Ambassadors International, Inc. (the “Company”) (Nasdaq: AMIE) announced today its financial results for the first quarter ended March 31, 2010.
Total revenue from continuing operations for the three months ended March 31, 2010 was $12.6 million, compared to $16.1 million for the three months ended March 31, 2009. The results were better than the Company’s forecast and budget for first quarter 2010, even though first quarter revenue was lower than in 2009. In first quarter 2010, Windstar Cruises experienced a capacity decrease of 3.9%. Windstar operated 14 days less than in first quarter 2009 due to the scheduled Wind Spirit dry dock and experienced a decrease in charter and incentive revenue due to global economic conditions over the last 12 months.
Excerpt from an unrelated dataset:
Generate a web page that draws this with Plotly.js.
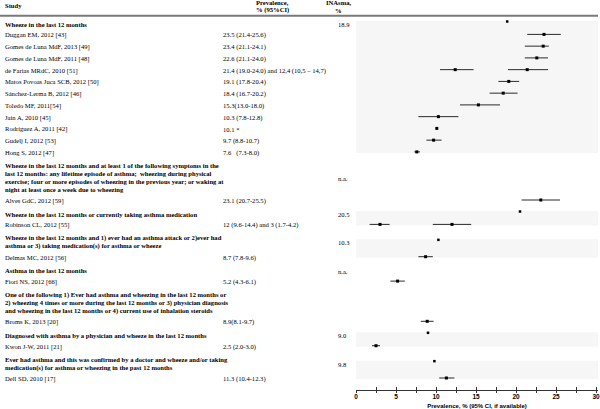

Cruise operating expenses were $11.7 million for the three months ended March 31, 2010 compared to $13.2 million for the three months ended March 31, 2009. The decrease in cruise operating expenses is primarily due to the reduction in materials and services and efficiencies gained following the transition of the ship management from a third party management company to in-house personnel in September of 2009.
Net loss for the three months ended March 31, 2010 was $5.8 million compared to $11.4 million for the three months ended March 31, 2009.
“Windstar experienced a strong wave season this year, with wave season booking volume from January through March 2010 significantly ahead of last year,” said Art Rodney, Interim Chief Executive Officer, Ambassadors International, Inc. “It will still be a challenging year. We are still feeling the effect of the decrease in charter and incentive business in 2010. However, we are experiencing positive improvement in per diems and load factors for the second half of the year.”
“For 2011, Windstar’s bookings for charter and incentive sailings have increased significantly in recent months when compared to the same timeframe a year ago,” said Rodney. “Also, we are very pleased with early bookings we have received for our new itineraries featuring the Baltic and the Holy Land.”
Ambassadors continues to execute on the plan announced in February 2009 to focus all capital and efforts on Windstar Cruises and the small ship luxury segment. Ambassadors has been successful in restructuring a significant amount of the Company’s Convertible Notes in the fall 2009 Exchange Offer and obtaining a $15 million working capital credit facility to provide funding for operations over the next two years. In addition to reducing outstanding indebtedness and obtaining a credit facility, the Company has also been successful in restructuring the core business activities to allow the Company to dedicate liquidity resources to the operations and growth of Windstar Cruises.
Windstar Cruises continues to provide its loyal guests with the award-winning, yet casually elegant experience the line is known for. Windstar remains a strong, award-winning product and is currently implementing its next phase of its Degrees of Difference initiative featuring added amenities and enhancements to the fleet which will be completed in the summer of 2010.